I am participating in this awesome project called Choreography Days launched by Hania Szymczak. She has challenged an international group of us dance artists to create a short choreography every day for 20 days. Everyday she proposes a prompt, a theme for the dance, and often provides music to accompany whatever we create. I am posting the resulting choreographies on my Facebook page. Join me on this journey of prolific creation, running with the first idea, filming a few drafts and settling with little-to-no editing. It's a wild ride!

Personally I have been challenging myself to come up with different ways of framing my dances for video. Each little piece is a new proposition. In my early dance practice I was very much a purist. All that mattered was the movement. Costumes, props, music all came second. In this exercise the prompt leads to a framing idea, then the content, music selection from a couple options, then costume and/or props, THEN movement. I am proposing and executing concepts. When I am initiating a project, creating a full choreography is more than just the sculpting the body. All these elements are considered by the viewer, and therefore must be considered by the creator.
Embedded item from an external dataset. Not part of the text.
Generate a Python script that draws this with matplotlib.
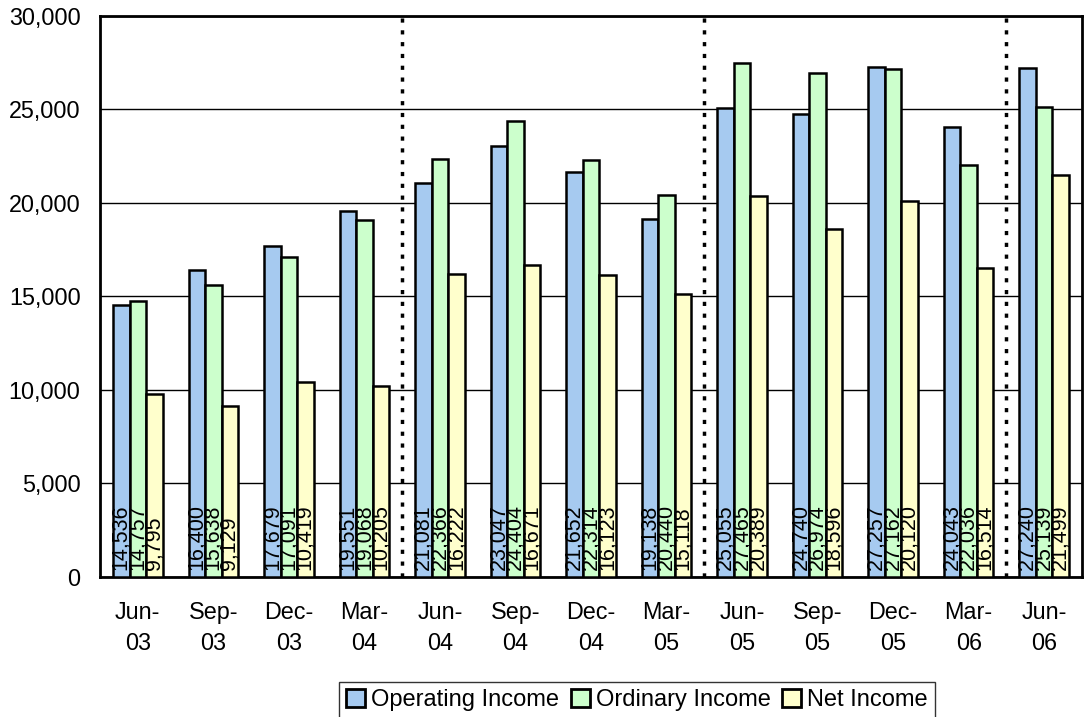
import numpy as np
import matplotlib
matplotlib.use("Agg")
import matplotlib.pyplot as plt
from matplotlib.ticker import FuncFormatter

plt.rcParams['font.family'] = ['Liberation Sans', 'DejaVu Sans']

# quarter labels
quarters = ['Jun-\n03', 'Sep-\n03', 'Dec-\n03', 'Mar-\n04',
            'Jun-\n04', 'Sep-\n04', 'Dec-\n04', 'Mar-\n05',
            'Jun-\n05', 'Sep-\n05', 'Dec-\n05', 'Mar-\n06',
            'Jun-\n06']

operating = [14536, 16400, 17679, 19551, 21081, 23047, 21652, 19138,
             25055, 24740, 27257, 24043, 27240]
ordinary = [14757, 15638, 17091, 19068, 22366, 24404, 22314, 20440,
            27465, 26974, 27162, 22036, 25139]
net = [9795, 9129, 10419, 10205, 16222, 16671, 16123, 15118,
       20389, 18596, 20120, 16514, 21499]

series_names = ['Operating Income', 'Ordinary Income', 'Net Income']
colors = ['#A6CAF0', '#CCFFCC', '#FFFFCC']

# fiscal year boundaries (between Mar and Jun)
year_breaks = [3.5, 7.5, 11.5]

fig = plt.figure(figsize=(10.85, 7.17), dpi=100)
ax = fig.add_axes([0.0922, 0.1953, 0.9050, 0.7824])

x = np.arange(len(quarters))
w = 0.218
for i, (vals, name, col) in enumerate(zip([operating, ordinary, net], series_names, colors)):
    pos = x + (i - 1) * w
    ax.bar(pos, vals, width=w, color=col, edgecolor='black', linewidth=1.8,
           label=name, zorder=3)
    for px, v in zip(pos, vals):
        ax.text(px, 380, f"{v:,}", rotation=90, ha='center', va='bottom',
                fontsize=15.5, zorder=4)

for b in year_breaks:
    ax.axvline(b, color='black', linewidth=2.5, linestyle=(0, (1.2, 2.2)), zorder=2)

ax.set_xlim(-0.5, len(quarters) - 0.5)
ax.set_ylim(0, 30000)
ax.set_yticks(np.arange(0, 30001, 5000))
ax.yaxis.set_major_formatter(FuncFormatter(lambda v, p: f"{int(v):,}"))
ax.set_xticks(x)
ax.set_xticklabels(quarters, linespacing=1.45)
ax.tick_params(axis='both', length=0, labelsize=16.8)
ax.tick_params(axis='y', pad=14)
ax.tick_params(axis='x', pad=17)
ax.grid(axis='y', color='black', linewidth=1, zorder=1)
for s in ax.spines.values():
    s.set_linewidth(2)

leg = fig.legend(loc='upper center', ncol=3,
                 fontsize=17, frameon=True, fancybox=False, edgecolor='black',
                 handlelength=0.8, handleheight=0.8, handletextpad=0.25,
                 columnspacing=0.5, borderpad=0.3, borderaxespad=0)
leg.get_frame().set_linewidth(1)
leg.set_bbox_to_anchor((0.587, 1 - 682 / 717), transform=fig.transFigure)
for h in leg.legend_handles:
    h.set_linewidth(2)

fig.savefig('out.png', dpi=100)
Discoveries I've made during this project:

- Coming up with ideas takes time, as does executing them. From assignment to final product - even if it's only a 30 second video - can take more than an hour.

- It is terrifying to show work that I've only had one or a few shots at making/doing/recording. It has been true throughout this process that I don't feel "ready" to share my choreographies, but I do anyway. 🤢

- When adjusting my choreography, I spend a lot of time figuring out how to make something that "doesn't work" "work," rather than scraping it and trying something else (I think this makes working quickly a good exercise for me).
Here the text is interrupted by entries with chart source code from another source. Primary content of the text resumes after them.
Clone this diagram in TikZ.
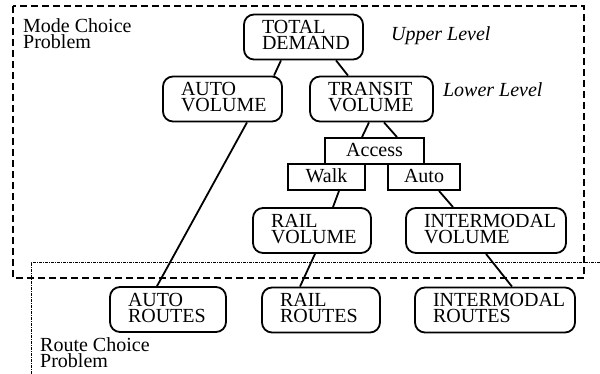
\documentclass[tikz,border=0pt]{standalone}
\usepackage{fontspec}
\setmainfont{Liberation Serif}
\usepackage{tikz}
\usetikzlibrary{positioning}
\hyphenpenalty=10000

\begin{document}
\begin{tikzpicture}[
  x=1pt, y=-1pt,
  box/.style={draw,line width=1.8pt,rounded corners=10pt,align=left,
    inner xsep=18pt,text width=83pt,minimum height=45pt,
    text height=13.2pt,text depth=20pt,font=\fontsize{20}{16}\selectfont},
  sbox/.style={draw,line width=1.8pt,align=center,inner sep=0pt,
    minimum height=26pt,text height=13.5pt,text depth=3pt,font=\fontsize{20}{16}\selectfont},
  lbl/.style={inner sep=0pt,align=left,font=\fontsize{20}{16}\selectfont},
  lvl/.style={inner sep=0pt,font=\fontsize{20}{16}\selectfont\itshape},
  link/.style={line width=1.8pt},
  frame/.style={line width=1.3pt,dash pattern=on 7pt off 4pt},
  dotframe/.style={line width=0.9pt,dash pattern=on 3pt off 1pt on 1pt off 1pt}
]
\useasboundingbox (0,0) rectangle (600,374);
\draw[frame] (13,6) rectangle (584,278);
\draw[dotframe] (600,262) -- (31,262) -- (31,374);
\node[lbl,anchor=north west] (mode) at (23,18) {Mode Choice\\Problem};
\node[lbl,anchor=north west] (route) at (40,337) {Route Choice\\Problem};
\node[box] (total) at (303.5,37) {TOTAL\\DEMAND};
\node[box] (autovol) at (222.5,99) {AUTO\\VOLUME};
\node[box,text width=87pt] (transit) at (371.5,99) {TRANSIT\\VOLUME};
\node[lvl,right=27pt of total.east,anchor=base west,yshift=-4pt] (upper) {Upper Level};
\node[lvl,right=9pt of transit.east,anchor=base west,yshift=2pt] (lower) {Lower Level};
\node[sbox,minimum width=99pt] (access) at (374.5,151) {Access};
\node[sbox,minimum width=77pt] (walk) at (326.5,177) {Walk};
\node[sbox,minimum width=72pt] (autoacc) at (424,177) {Auto};
\node[box,text width=82pt] (railvol) at (312,230.5) {RAIL\\VOLUME};
\node[box,text width=124pt] (intervol) at (486,230.5) {INTERMODAL\\VOLUME};
\node[box,text width=80pt] (autort) at (168,309.5) {AUTO\\ROUTES};
\node[box,text width=82pt] (railrt) at (321,310) {RAIL\\ROUTES};
\node[box,text width=124pt] (interrt) at (495,310) {INTERMODAL\\ROUTES};
\draw[link] ([xshift=-22.5pt]total.south) -- ([xshift=51.5pt]autovol.north);
\draw[link] ([xshift=32.5pt]total.south) -- ([xshift=-23.5pt]transit.north);
\draw[link] ([xshift=-2.5pt]transit.south) -- ([xshift=-12.5pt]access.north);
\draw[link] ([xshift=12.5pt]transit.south) -- ([xshift=22.5pt]access.north);
\draw[link] ([xshift=12.5pt]walk.south) -- ([xshift=21pt]railvol.north);
\draw[link] ([xshift=15pt]autoacc.south) -- ([xshift=-33pt]intervol.north);
\draw[link] ([xshift=24.5pt]autovol.south) -- ([xshift=-11pt]autort.north);
\draw[link] ([xshift=3pt]railvol.south) -- ([xshift=-21pt]railrt.north);
\draw[link] (intervol.south) -- ([xshift=17pt]interrt.north);
\end{tikzpicture}
\end{document}
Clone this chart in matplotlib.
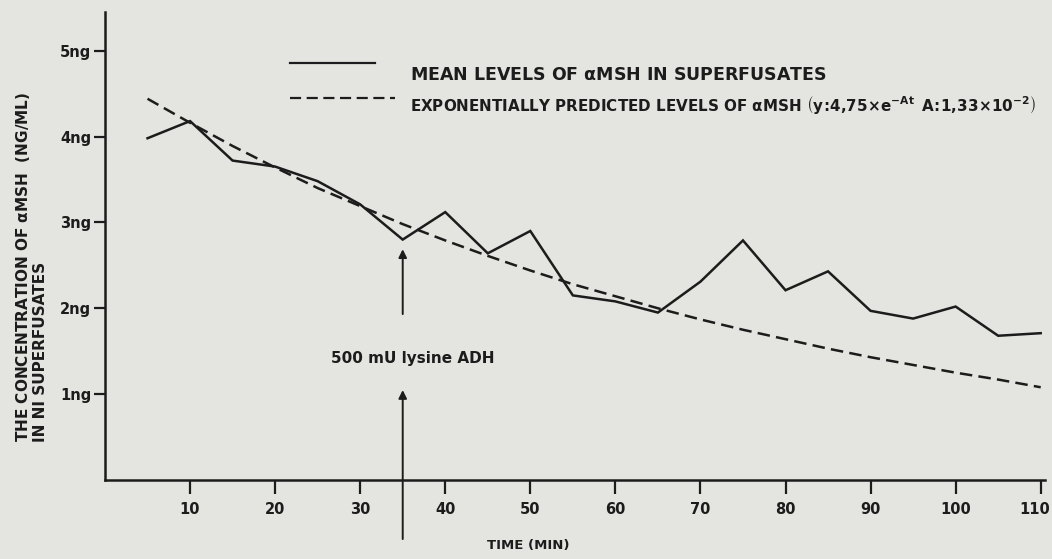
import matplotlib
matplotlib.use("Agg")
import matplotlib.pyplot as plt
from matplotlib.transforms import ScaledTranslation

plt.rcParams["mathtext.default"] = "regular"

# time (min) of each superfusate sample
time_min = [5, 10, 15, 20, 25, 30, 35, 40, 45, 50, 55, 60,
            65, 70, 75, 80, 85, 90, 95, 100, 105, 110]
# mean alpha-MSH level (ng/ml)
mean_levels = [3.98, 4.18, 3.72, 3.65, 3.48, 3.21, 2.80, 3.12, 2.64, 2.90, 2.15, 2.08,
               1.95, 2.31, 2.79, 2.21, 2.43, 1.97, 1.88, 2.02, 1.68, 1.71]
# exponentially predicted level (ng/ml)
predicted = [4.44, 4.16, 3.89, 3.64, 3.40, 3.19, 2.98, 2.79, 2.61, 2.44, 2.28, 2.14,
             2.00, 1.87, 1.75, 1.64, 1.53, 1.43, 1.34, 1.25, 1.17, 1.08]

x_ticks = [10, 20, 30, 40, 50, 60, 70, 80, 90, 100, 110]
y_ticks = [1, 2, 3, 4, 5]
y_tick_labels = ["1ng", "2ng", "3ng", "4ng", "5ng"]

paper = "#e4e4e0"
ink = "#1c1c1c"
font = dict(family="DejaVu Sans", weight="bold", color=ink)
dash = (0, (5, 2.5))

fig = plt.figure(figsize=(10.52, 5.59), dpi=100, facecolor=paper)
ax = fig.add_axes([0.0998, 0.1413, 0.8935, 0.8372])
ax.set_facecolor(paper)

ax.plot(time_min, mean_levels, color=ink, lw=1.8, solid_joinstyle="miter")
ax.plot(time_min, predicted, color=ink, lw=1.8, ls=dash)

ax.set_xlim(0, 110.5)
ax.set_ylim(0, 5.45)
for side in ("top", "right"):
    ax.spines[side].set_visible(False)
for side in ("left", "bottom"):
    ax.spines[side].set_color(ink)
    ax.spines[side].set_linewidth(1.8)

ax.set_xticks(x_ticks)
ax.set_xticklabels([str(t) for t in x_ticks], fontsize=10.5, **font)
ax.set_yticks(y_ticks)
ax.set_yticklabels(y_tick_labels, fontsize=10.5, **font)
ax.tick_params(axis="x", direction="out", length=10, width=1.6, color=ink, pad=6)
ax.tick_params(axis="y", direction="out", length=8, width=1.6, color=ink, pad=2)
# keep the last label inside the page
last = ax.get_xticklabels()[-1]
last.set_transform(last.get_transform() + ScaledTranslation(-6 / 100, 0, fig.dpi_scale_trans))

ax.set_xlabel("TIME (MIN)", fontsize=9.5, **font)
ax.xaxis.set_label_coords(0.45, -0.125)
fig.text(0.0295, 0.21,
         r"THE CONCENTRATION OF $\alpha$MSH  (NG/ML)" + "\n" + "IN NI SUPERFUSATES",
         rotation=90, ha="center", va="bottom", multialignment="left",
         fontsize=11, linespacing=1.05, **font)

# legend drawn by hand, as in the original
ax.plot([21.7, 31.7], [4.86, 4.86], color=ink, lw=1.6, clip_on=False)
ax.plot([21.7, 34.1], [4.45, 4.45], color=ink, lw=1.6, ls=dash, clip_on=False)
ax.text(35.8, 4.72, r"MEAN LEVELS OF $\alpha$MSH IN SUPERFUSATES",
        va="center", ha="left", fontsize=12.5, **font)
ax.text(35.8, 4.37,
        r"EXPONENTIALLY PREDICTED LEVELS OF $\alpha$MSH "
        r"$\left(y\!:\!4{,}75\!\times\! e^{-At}\;\;A\!:\!1{,}33\!\times\! 10^{-2}\right)$",
        va="center", ha="left", fontsize=10.9, **font)

# injection marker
ax.annotate("", xy=(35, 2.72), xytext=(35, 1.9),
            arrowprops=dict(arrowstyle="-|>", color=ink, lw=1.4, mutation_scale=12))
ax.annotate("", xy=(35, 1.08), xytext=(35, -0.72), annotation_clip=False,
            arrowprops=dict(arrowstyle="-|>", color=ink, lw=1.4, mutation_scale=12))
ax.text(36.2, 1.41, "500 mU lysine ADH", ha="center", va="center", fontsize=11, **font)

fig.savefig("out.png", dpi=100, facecolor=paper)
- I saw my jaw tension. I know it's there, but I don't see it in the mirror or in photographs... watching some of these videos where I am concentrating, I can see the tension very well. It is awful.
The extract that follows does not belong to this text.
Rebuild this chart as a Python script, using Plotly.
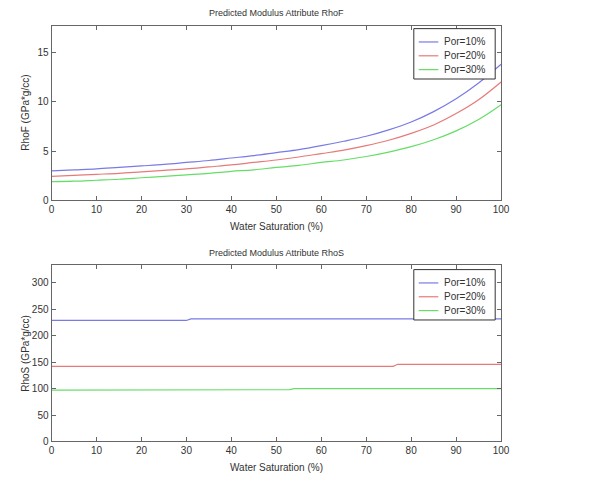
import plotly.graph_objects as go

W, H = 614, 483

sw = [0, 5, 10, 15, 20, 25, 30, 35, 40, 45, 50, 55, 60, 65, 70, 75, 80, 85, 90, 95, 100]
rhof_por10 = [3.0, 3.1, 3.2, 3.35, 3.5, 3.65, 3.85, 4.05, 4.3, 4.55, 4.85, 5.15, 5.55, 6.0, 6.5, 7.15, 7.95, 9.0, 10.3, 11.9, 13.8]
rhof_por20 = [2.45, 2.55, 2.65, 2.75, 2.9, 3.05, 3.2, 3.4, 3.6, 3.85, 4.1, 4.4, 4.75, 5.1, 5.55, 6.1, 6.8, 7.65, 8.8, 10.2, 12.0]
rhof_por30 = [1.9, 1.95, 2.05, 2.15, 2.3, 2.45, 2.6, 2.75, 2.95, 3.1, 3.35, 3.55, 3.85, 4.1, 4.45, 4.9, 5.45, 6.15, 7.05, 8.2, 9.7]

sw_s = [0, 30, 31, 53, 54, 76, 77, 100]
rhos_por10 = [229, 229, 232, 232, 232, 232, 232, 232]
rhos_por20 = [142, 142, 142, 142, 142, 142, 146, 146]
rhos_por30 = [97, 97, 98, 98, 100, 100, 100, 100]

names = ["Por=10%", "Por=20%", "Por=30%"]
colors = ["#7a7ae6", "#e67a7a", "#66dd66"]

x_ticks = [0, 10, 20, 30, 40, 50, 60, 70, 80, 90, 100]
yf_ticks = [0, 5, 10, 15]
ys_ticks = [0, 50, 100, 150, 200, 250, 300]

FONT = "Liberation Sans, Arial, sans-serif"
TXT = "#333333"

fig = go.Figure()
for ys, n, c in zip([rhof_por10, rhof_por20, rhof_por30], names, colors):
    fig.add_trace(go.Scatter(x=sw, y=ys, mode="lines", name=n, line=dict(color=c, width=1.2, shape="spline"),
                             xaxis="x", yaxis="y", showlegend=False))
for ys, n, c in zip([rhos_por10, rhos_por20, rhos_por30], names, colors):
    fig.add_trace(go.Scatter(x=sw_s, y=ys, mode="lines", name=n, line=dict(color=c, width=1.2),
                             xaxis="x2", yaxis="y2", showlegend=False))

xd = [49.5 / W, 508 / W]
axis_common = dict(showline=True, linecolor="#666666", linewidth=1, mirror="allticks",
                   ticks="inside", ticklen=4, tickcolor="#666666", showgrid=False, zeroline=False,
                   tickfont=dict(family=FONT, size=10, color=TXT))

fig.update_layout(
    width=W, height=H, margin=dict(l=0, r=0, t=0, b=0),
    paper_bgcolor="white", plot_bgcolor="white",
    font=dict(family=FONT, size=10, color=TXT),
    xaxis=dict(domain=xd, range=[0, 100], tickvals=x_ticks, anchor="y", **axis_common),
    yaxis=dict(domain=[1 - 203 / H, 1 - 26 / H], range=[0, 17.7], tickvals=yf_ticks, anchor="x", **axis_common),
    xaxis2=dict(domain=xd, range=[0, 100], tickvals=x_ticks, anchor="y2", **axis_common),
    yaxis2=dict(domain=[1 - 447 / H, 1 - 268.3 / H], range=[0, 334], tickvals=ys_ticks, anchor="x2", **axis_common),
    showlegend=False,
)

ann = [
    dict(text="Predicted Modulus Attribute RhoF", x=(xd[0] + xd[1]) / 2, y=1 - 12.7 / H, size=9),
    dict(text="Water Saturation (%)", x=(xd[0] + xd[1]) / 2, y=1 - 229 / H, size=10),
    dict(text="Predicted Modulus Attribute RhoS", x=(xd[0] + xd[1]) / 2, y=1 - 255.7 / H, size=9),
    dict(text="Water Saturation (%)", x=(xd[0] + xd[1]) / 2, y=1 - 473 / H, size=10),
]
for a in ann:
    fig.add_annotation(text=a["text"], x=a["x"], y=a["y"], xref="paper", yref="paper",
                       showarrow=False, xanchor="center", yanchor="middle",
                       font=dict(family=FONT, size=a["size"], color=TXT))
for t, yc in [("RhoF (GPa*g/cc)", (203 + 26) / 2), ("RhoS (GPa*g/cc)", (447 + 268.3) / 2)]:
    fig.add_annotation(text=t, x=23 / W, y=1 - yc / H, xref="paper", yref="paper", showarrow=False,
                       textangle=-90, xanchor="center", yanchor="middle",
                       font=dict(family=FONT, size=10, color=TXT))

# custom legend boxes (pixel layout -> paper coords)
def px_x(v):
    return v / W

def px_y(v):
    return 1 - v / H

for top in [29, 273]:
    bottom = top + 51
    fig.add_shape(type="rect", xref="paper", yref="paper",
                  x0=px_x(419), x1=px_x(502), y0=px_y(bottom), y1=px_y(top),
                  line=dict(color="#333333", width=1), fillcolor="white", layer="above")
    for i, (n, c) in enumerate(zip(names, colors)):
        ry = top + 13.5 + i * 14
        fig.add_shape(type="line", xref="paper", yref="paper",
                      x0=px_x(424), x1=px_x(444), y0=px_y(ry), y1=px_y(ry),
                      line=dict(color=c, width=1.2), layer="above")
        fig.add_annotation(text=n, x=px_x(448), y=px_y(ry), xref="paper", yref="paper",
                           showarrow=False, xanchor="left", yanchor="middle",
                           font=dict(family=FONT, size=10, color=TXT))

fig.write_html("out.html")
- I am enjoying how these different prompts explore different rhythms (e.g. movenglish and the timed choreo).

Similarities in my videos:

- I have been using a lot of repetition

- I rarely feature the whole body

- Most work is delicate, elegant

- Reoccurring theme of humour, but with a straight face

- Tendancy to use props


- Often when I am looking at the camera I am looking at myself on the screen. Does this change how the viewer perceives my focus?